Input rows
▼
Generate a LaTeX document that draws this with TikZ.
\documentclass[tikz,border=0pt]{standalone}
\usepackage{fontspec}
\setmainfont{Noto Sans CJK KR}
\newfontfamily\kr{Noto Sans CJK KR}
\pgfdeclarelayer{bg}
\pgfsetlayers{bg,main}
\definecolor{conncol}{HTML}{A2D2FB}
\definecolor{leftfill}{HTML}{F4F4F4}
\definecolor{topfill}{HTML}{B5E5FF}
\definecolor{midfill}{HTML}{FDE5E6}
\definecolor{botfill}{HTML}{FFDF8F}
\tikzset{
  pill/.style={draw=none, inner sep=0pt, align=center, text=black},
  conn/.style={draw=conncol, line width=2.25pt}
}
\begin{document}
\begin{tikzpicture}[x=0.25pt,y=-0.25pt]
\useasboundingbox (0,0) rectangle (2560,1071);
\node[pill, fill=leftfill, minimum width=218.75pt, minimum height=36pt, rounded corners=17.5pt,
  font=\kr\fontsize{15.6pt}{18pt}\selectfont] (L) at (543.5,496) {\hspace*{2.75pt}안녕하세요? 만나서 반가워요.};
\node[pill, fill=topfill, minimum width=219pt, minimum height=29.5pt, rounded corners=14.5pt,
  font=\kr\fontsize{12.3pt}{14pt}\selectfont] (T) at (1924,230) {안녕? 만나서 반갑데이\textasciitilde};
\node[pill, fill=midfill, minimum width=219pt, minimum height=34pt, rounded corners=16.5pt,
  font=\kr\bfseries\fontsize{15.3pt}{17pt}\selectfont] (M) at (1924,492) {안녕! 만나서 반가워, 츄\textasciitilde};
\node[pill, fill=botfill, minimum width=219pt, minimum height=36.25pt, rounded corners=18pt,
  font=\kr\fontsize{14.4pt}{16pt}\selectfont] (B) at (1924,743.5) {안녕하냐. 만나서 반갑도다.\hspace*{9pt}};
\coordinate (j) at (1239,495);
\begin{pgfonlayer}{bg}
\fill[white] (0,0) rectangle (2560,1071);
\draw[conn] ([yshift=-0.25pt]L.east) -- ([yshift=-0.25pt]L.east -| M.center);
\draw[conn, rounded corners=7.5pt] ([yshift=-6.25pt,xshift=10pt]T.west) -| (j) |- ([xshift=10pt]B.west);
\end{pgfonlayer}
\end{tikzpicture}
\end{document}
▲
▼
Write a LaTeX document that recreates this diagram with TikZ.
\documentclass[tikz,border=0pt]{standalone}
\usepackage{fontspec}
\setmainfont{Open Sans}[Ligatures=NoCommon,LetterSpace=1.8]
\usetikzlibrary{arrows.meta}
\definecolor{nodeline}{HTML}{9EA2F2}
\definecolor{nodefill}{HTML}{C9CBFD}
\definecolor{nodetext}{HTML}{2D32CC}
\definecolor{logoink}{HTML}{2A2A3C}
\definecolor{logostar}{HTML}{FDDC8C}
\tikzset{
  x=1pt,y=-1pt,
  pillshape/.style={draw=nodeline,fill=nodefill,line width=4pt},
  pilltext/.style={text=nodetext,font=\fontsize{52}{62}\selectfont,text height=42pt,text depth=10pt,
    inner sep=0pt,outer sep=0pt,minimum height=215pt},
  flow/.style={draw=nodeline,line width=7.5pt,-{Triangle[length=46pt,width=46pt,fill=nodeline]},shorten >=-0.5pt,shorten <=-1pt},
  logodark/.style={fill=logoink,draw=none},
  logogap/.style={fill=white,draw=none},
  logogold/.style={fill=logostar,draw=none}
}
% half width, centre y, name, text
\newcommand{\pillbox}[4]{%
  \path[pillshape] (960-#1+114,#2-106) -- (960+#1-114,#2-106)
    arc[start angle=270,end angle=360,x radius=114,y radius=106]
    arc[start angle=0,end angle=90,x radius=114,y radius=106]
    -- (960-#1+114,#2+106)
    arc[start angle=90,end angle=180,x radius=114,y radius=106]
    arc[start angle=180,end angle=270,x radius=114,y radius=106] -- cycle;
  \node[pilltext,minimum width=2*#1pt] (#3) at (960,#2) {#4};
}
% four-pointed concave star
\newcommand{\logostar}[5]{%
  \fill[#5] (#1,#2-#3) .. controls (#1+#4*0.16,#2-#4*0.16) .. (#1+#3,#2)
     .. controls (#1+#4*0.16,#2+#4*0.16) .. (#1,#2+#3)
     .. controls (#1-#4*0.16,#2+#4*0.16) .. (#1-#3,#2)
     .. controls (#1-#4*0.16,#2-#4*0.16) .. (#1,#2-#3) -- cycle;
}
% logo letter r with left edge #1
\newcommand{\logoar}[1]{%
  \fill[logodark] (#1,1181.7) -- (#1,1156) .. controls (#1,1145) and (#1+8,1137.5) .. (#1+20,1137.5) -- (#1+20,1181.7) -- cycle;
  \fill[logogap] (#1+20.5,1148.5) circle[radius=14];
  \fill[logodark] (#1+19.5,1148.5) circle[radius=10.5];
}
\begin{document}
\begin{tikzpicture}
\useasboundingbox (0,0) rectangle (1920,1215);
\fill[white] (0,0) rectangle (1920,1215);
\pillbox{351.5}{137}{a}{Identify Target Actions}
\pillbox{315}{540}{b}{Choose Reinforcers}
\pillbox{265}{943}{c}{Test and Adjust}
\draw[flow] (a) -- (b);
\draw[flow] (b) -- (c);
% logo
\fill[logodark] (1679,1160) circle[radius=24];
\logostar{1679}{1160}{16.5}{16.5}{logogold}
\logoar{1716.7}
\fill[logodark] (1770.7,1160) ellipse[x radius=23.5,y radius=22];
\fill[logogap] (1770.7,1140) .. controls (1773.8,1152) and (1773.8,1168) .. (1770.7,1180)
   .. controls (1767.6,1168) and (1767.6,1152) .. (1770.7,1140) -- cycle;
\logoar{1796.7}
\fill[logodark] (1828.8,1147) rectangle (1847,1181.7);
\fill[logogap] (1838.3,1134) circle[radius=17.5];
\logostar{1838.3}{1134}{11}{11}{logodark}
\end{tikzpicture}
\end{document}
▲
Prompt
Collect the lines that hold "LaTeX".

Task answer
Generate a LaTeX document that draws this with TikZ.
Write a LaTeX document that recreates this diagram with TikZ.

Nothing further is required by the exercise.